*Exercise aim*.
Your task is to repeat the lines from the line with "Rebuild this chart" to the line with "ax.spines['left'].set_linewidth(1.5)", both ends included, and nothing else. Pictures stay out of the copy.

*Dataset content*.

==================================================

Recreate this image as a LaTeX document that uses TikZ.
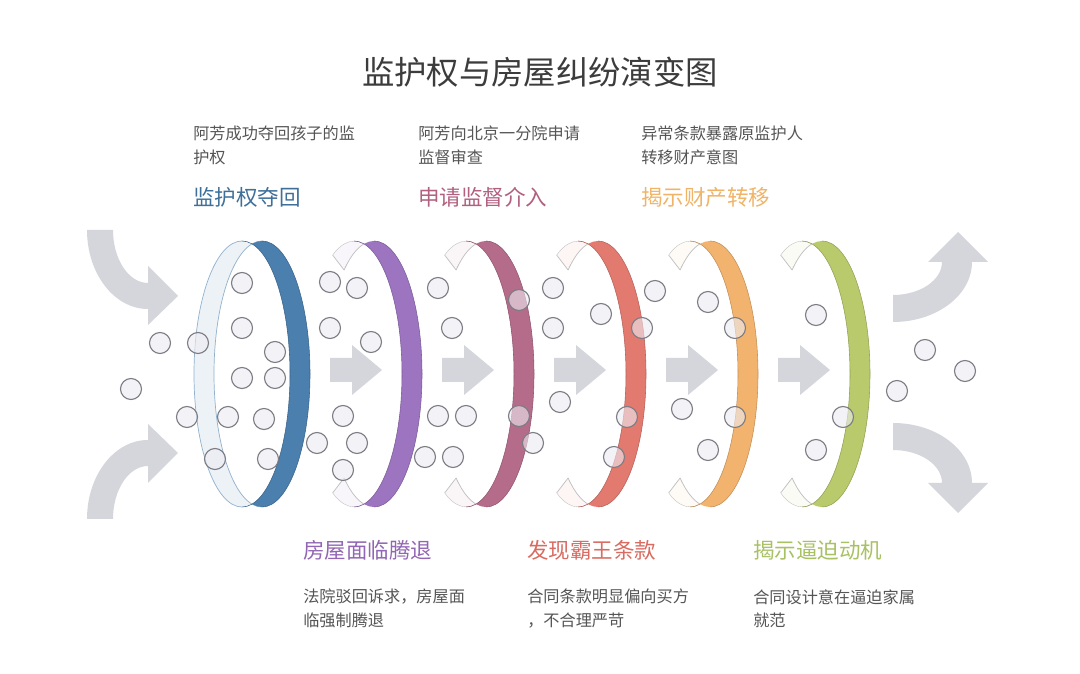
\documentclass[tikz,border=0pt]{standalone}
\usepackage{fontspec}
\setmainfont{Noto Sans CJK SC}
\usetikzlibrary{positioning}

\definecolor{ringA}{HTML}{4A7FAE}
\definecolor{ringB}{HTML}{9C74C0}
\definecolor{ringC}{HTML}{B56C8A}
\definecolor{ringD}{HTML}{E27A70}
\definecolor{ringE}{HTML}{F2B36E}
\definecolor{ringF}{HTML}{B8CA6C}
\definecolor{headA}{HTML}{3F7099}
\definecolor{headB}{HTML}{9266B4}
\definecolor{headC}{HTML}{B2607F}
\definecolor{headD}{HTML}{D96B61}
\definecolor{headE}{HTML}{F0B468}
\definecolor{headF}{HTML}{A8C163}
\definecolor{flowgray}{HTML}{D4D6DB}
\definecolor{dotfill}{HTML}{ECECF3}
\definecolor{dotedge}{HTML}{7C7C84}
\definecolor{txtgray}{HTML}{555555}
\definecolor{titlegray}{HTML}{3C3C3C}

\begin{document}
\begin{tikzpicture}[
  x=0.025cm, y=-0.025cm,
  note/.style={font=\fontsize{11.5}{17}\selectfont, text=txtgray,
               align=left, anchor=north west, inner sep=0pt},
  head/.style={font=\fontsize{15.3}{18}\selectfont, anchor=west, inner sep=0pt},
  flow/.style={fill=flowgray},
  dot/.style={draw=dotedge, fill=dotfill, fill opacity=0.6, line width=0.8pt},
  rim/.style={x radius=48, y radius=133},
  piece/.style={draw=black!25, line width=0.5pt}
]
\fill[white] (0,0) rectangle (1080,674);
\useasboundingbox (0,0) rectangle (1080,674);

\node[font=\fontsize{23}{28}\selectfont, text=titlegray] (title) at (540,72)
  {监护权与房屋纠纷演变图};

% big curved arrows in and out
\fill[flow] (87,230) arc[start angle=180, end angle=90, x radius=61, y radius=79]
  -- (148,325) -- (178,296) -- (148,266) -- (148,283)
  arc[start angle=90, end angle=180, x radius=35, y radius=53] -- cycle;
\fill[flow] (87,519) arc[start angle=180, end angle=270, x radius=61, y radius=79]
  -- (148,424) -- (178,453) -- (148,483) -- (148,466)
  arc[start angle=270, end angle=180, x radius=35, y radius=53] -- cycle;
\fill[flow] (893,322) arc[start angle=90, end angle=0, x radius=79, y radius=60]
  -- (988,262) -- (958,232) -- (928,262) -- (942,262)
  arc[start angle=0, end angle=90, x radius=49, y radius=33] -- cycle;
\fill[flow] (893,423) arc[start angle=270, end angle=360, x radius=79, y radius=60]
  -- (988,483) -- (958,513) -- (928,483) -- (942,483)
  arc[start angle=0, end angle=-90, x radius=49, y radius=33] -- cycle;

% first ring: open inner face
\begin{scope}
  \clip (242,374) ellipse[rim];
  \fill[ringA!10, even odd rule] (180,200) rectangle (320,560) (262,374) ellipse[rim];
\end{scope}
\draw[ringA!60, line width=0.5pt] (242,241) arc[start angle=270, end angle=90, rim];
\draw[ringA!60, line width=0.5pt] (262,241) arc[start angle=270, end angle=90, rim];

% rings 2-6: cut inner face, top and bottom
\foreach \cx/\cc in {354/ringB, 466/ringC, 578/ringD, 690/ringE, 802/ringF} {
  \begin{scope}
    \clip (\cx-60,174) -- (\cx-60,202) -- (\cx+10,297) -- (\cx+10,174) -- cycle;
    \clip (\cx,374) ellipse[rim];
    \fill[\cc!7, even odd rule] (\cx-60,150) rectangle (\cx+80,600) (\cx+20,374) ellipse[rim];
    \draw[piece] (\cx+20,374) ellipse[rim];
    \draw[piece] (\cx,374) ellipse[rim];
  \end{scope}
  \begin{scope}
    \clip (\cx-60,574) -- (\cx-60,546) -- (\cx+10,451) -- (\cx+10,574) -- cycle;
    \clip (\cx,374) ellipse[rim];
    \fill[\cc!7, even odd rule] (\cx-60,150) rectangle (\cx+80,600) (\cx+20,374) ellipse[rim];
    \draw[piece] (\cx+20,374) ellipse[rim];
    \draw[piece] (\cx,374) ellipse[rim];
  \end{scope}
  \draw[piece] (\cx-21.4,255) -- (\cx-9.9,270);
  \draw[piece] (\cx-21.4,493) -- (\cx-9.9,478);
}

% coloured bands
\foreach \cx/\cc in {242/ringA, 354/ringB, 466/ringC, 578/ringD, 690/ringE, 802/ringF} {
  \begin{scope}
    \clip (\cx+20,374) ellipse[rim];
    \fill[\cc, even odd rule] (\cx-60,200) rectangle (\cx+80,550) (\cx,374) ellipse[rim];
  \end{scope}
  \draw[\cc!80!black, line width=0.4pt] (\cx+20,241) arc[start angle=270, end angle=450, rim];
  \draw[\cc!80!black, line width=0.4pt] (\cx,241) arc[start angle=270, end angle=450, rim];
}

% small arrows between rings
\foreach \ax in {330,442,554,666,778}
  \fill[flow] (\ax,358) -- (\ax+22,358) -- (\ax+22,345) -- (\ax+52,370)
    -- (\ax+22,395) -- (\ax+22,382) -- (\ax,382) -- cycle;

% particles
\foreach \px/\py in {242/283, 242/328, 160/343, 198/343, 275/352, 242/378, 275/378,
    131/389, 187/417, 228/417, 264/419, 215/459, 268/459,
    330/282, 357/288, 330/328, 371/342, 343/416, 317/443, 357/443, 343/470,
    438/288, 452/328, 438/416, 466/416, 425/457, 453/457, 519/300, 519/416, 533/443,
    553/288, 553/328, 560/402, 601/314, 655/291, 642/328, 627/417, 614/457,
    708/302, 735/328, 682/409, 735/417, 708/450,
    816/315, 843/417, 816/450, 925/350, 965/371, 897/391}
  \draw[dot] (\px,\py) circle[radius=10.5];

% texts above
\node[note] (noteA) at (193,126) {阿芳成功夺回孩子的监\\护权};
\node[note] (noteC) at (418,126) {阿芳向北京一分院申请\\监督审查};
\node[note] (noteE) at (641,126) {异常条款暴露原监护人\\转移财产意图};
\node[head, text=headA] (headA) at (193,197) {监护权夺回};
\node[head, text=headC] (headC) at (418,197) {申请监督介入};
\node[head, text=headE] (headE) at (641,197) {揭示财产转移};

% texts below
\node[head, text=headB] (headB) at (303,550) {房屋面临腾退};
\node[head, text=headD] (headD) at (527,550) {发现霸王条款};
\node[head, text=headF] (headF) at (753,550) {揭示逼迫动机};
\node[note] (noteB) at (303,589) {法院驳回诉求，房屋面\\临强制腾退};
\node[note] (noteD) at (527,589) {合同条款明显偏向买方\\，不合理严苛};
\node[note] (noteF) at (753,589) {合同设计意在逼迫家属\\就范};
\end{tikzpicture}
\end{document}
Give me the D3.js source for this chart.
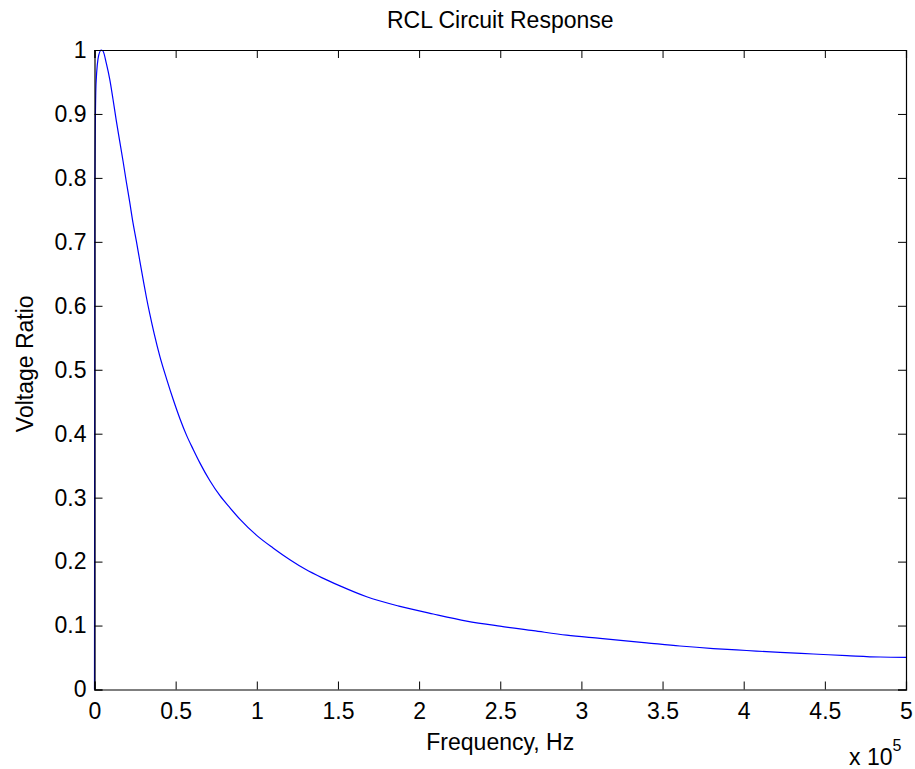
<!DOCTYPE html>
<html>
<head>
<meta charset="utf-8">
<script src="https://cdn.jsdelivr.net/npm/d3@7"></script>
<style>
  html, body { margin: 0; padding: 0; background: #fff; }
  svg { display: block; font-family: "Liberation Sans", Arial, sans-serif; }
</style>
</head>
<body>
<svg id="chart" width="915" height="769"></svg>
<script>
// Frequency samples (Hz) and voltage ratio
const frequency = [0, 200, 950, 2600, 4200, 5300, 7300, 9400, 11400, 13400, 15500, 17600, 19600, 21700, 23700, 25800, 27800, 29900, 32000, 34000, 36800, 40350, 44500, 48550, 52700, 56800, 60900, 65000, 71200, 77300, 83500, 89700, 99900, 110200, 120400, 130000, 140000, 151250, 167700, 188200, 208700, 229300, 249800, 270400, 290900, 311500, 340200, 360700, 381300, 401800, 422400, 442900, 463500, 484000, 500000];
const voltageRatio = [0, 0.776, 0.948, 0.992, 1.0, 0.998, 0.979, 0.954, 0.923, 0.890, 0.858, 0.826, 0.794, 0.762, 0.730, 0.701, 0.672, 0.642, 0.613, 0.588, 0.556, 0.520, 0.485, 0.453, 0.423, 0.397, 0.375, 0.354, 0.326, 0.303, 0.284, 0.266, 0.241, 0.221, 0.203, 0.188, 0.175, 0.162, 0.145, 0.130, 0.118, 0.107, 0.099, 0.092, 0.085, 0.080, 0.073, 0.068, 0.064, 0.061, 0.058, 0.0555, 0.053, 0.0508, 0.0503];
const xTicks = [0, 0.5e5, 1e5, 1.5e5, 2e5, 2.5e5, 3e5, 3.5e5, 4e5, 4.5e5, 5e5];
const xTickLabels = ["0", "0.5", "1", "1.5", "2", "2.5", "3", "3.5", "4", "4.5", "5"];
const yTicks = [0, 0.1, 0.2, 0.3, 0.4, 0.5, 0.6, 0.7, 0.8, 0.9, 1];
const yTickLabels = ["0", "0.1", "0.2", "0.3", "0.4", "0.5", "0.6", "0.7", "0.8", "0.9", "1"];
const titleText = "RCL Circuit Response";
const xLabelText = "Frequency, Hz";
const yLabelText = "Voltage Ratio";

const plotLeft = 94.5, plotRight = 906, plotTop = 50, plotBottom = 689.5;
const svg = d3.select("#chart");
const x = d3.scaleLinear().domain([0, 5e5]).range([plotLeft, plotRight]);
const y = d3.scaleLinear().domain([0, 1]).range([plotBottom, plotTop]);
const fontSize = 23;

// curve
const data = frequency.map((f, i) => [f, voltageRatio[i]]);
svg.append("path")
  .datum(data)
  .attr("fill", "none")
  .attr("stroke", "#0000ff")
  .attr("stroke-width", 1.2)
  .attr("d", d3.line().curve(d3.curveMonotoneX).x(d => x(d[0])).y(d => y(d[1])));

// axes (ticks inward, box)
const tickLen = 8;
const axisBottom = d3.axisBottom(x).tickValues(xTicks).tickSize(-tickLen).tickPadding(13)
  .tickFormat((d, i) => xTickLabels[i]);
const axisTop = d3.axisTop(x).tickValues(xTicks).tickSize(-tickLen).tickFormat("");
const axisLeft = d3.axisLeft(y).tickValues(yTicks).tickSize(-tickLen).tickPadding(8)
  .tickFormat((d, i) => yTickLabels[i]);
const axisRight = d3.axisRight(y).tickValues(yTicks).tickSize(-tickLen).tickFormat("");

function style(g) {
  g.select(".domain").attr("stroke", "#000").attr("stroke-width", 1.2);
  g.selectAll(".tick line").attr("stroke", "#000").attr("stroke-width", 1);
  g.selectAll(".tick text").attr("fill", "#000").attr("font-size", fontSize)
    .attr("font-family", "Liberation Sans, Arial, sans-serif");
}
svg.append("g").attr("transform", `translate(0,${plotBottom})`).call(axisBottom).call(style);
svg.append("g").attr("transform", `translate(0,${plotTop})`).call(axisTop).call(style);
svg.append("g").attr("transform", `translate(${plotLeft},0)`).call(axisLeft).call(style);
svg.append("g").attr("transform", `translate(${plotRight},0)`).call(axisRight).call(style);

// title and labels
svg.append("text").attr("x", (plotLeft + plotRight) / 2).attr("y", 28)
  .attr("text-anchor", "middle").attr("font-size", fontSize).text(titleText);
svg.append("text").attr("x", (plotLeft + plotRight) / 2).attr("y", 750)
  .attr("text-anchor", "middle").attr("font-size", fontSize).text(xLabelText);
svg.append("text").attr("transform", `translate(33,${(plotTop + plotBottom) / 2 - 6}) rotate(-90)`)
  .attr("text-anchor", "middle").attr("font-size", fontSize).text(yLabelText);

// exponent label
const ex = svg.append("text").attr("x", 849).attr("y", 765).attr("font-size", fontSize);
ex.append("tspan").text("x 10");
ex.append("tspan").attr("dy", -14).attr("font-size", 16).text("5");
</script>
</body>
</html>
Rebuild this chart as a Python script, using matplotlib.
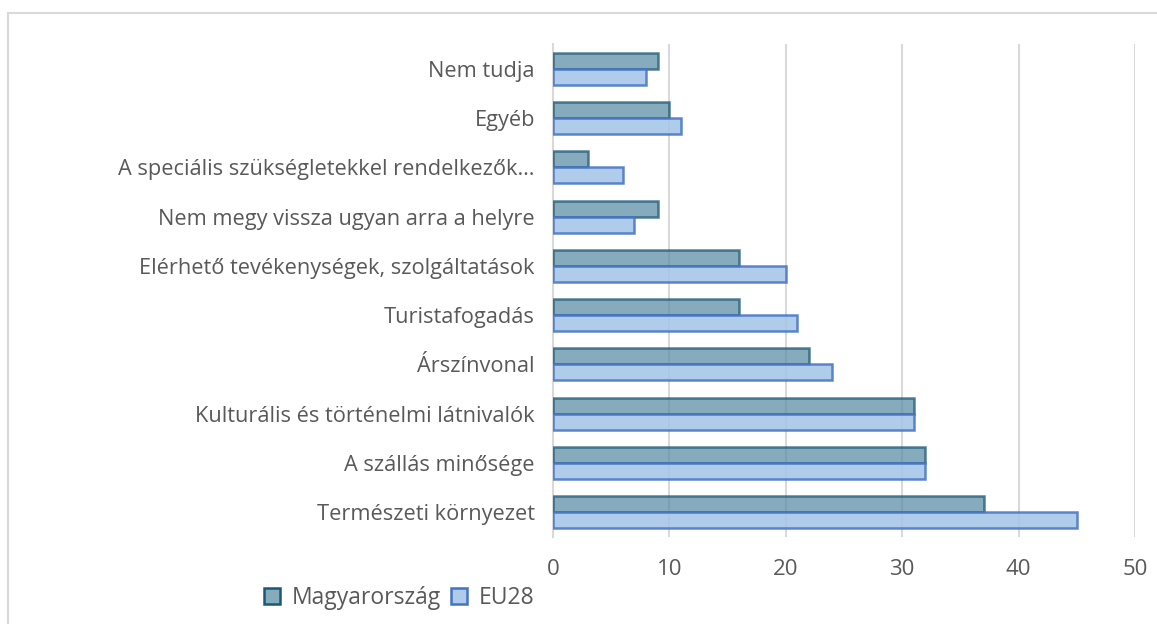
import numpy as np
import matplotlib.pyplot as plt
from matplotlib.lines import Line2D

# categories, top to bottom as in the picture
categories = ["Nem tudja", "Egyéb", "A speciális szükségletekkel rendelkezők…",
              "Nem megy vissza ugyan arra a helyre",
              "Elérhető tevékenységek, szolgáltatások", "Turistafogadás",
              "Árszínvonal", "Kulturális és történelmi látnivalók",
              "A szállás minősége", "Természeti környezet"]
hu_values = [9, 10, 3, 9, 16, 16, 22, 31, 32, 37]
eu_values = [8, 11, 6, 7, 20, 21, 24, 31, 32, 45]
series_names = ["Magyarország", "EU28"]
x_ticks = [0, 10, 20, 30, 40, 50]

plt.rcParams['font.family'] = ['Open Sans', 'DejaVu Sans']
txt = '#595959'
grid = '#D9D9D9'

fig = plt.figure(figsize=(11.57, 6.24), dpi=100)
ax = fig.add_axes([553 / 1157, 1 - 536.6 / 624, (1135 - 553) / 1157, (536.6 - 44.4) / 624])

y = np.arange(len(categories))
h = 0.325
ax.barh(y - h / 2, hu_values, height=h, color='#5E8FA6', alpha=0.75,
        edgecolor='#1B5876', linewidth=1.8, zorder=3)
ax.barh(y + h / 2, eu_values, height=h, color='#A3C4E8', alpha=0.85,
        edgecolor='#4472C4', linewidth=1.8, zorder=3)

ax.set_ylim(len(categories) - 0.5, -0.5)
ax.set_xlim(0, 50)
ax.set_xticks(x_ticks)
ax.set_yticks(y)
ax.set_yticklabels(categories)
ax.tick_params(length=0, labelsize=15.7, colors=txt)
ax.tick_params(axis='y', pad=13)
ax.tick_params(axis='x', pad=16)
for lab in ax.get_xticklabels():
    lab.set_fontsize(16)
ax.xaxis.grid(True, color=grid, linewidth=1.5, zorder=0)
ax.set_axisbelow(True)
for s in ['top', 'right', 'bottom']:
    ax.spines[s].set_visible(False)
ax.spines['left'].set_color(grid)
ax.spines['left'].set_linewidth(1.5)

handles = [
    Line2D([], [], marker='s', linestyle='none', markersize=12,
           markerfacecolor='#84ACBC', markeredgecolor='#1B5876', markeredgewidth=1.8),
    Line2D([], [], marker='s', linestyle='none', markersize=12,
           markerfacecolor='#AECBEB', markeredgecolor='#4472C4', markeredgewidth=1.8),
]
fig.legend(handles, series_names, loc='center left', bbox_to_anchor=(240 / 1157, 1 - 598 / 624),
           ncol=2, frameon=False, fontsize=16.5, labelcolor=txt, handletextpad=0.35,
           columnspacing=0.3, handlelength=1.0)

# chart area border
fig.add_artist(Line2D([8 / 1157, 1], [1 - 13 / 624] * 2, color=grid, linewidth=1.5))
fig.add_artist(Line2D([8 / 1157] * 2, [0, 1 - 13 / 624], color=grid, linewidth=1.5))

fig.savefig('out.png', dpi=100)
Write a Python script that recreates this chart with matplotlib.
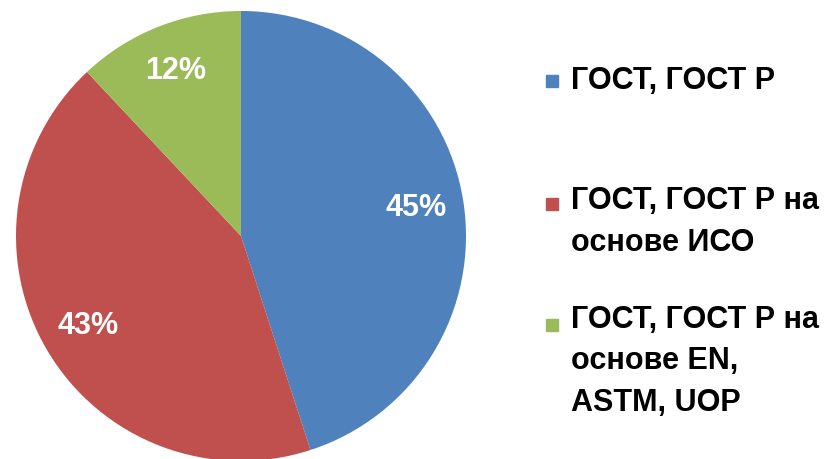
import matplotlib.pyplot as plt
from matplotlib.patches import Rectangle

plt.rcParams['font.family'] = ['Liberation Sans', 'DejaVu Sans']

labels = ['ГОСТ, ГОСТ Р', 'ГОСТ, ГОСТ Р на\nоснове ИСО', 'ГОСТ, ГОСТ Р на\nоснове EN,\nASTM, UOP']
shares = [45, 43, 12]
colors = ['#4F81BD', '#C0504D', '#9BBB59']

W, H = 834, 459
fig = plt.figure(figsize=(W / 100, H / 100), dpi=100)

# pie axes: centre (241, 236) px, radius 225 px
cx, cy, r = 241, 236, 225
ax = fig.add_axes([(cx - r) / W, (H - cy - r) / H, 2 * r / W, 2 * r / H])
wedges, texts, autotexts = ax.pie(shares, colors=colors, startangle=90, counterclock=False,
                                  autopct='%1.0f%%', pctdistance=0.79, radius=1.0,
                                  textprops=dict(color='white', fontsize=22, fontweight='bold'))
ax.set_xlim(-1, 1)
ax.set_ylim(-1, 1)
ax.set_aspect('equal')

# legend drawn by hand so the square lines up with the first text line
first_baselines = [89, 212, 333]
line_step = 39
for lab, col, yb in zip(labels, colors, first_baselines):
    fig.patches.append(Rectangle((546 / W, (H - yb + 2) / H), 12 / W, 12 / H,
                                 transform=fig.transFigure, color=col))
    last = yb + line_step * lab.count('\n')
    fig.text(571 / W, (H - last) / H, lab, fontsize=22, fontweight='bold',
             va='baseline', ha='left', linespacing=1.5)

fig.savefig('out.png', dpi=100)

==================================================

*Task solution*.
Rebuild this chart as a Python script, using matplotlib.
import numpy as np
import matplotlib.pyplot as plt
from matplotlib.lines import Line2D

# categories, top to bottom as in the picture
categories = ["Nem tudja", "Egyéb", "A speciális szükségletekkel rendelkezők…",
              "Nem megy vissza ugyan arra a helyre",
              "Elérhető tevékenységek, szolgáltatások", "Turistafogadás",
              "Árszínvonal", "Kulturális és történelmi látnivalók",
              "A szállás minősége", "Természeti környezet"]
hu_values = [9, 10, 3, 9, 16, 16, 22, 31, 32, 37]
eu_values = [8, 11, 6, 7, 20, 21, 24, 31, 32, 45]
series_names = ["Magyarország", "EU28"]
x_ticks = [0, 10, 20, 30, 40, 50]

plt.rcParams['font.family'] = ['Open Sans', 'DejaVu Sans']
txt = '#595959'
grid = '#D9D9D9'

fig = plt.figure(figsize=(11.57, 6.24), dpi=100)
ax = fig.add_axes([553 / 1157, 1 - 536.6 / 624, (1135 - 553) / 1157, (536.6 - 44.4) / 624])

y = np.arange(len(categories))
h = 0.325
ax.barh(y - h / 2, hu_values, height=h, color='#5E8FA6', alpha=0.75,
        edgecolor='#1B5876', linewidth=1.8, zorder=3)
ax.barh(y + h / 2, eu_values, height=h, color='#A3C4E8', alpha=0.85,
        edgecolor='#4472C4', linewidth=1.8, zorder=3)

ax.set_ylim(len(categories) - 0.5, -0.5)
ax.set_xlim(0, 50)
ax.set_xticks(x_ticks)
ax.set_yticks(y)
ax.set_yticklabels(categories)
ax.tick_params(length=0, labelsize=15.7, colors=txt)
ax.tick_params(axis='y', pad=13)
ax.tick_params(axis='x', pad=16)
for lab in ax.get_xticklabels():
    lab.set_fontsize(16)
ax.xaxis.grid(True, color=grid, linewidth=1.5, zorder=0)
ax.set_axisbelow(True)
for s in ['top', 'right', 'bottom']:
    ax.spines[s].set_visible(False)
ax.spines['left'].set_color(grid)
ax.spines['left'].set_linewidth(1.5)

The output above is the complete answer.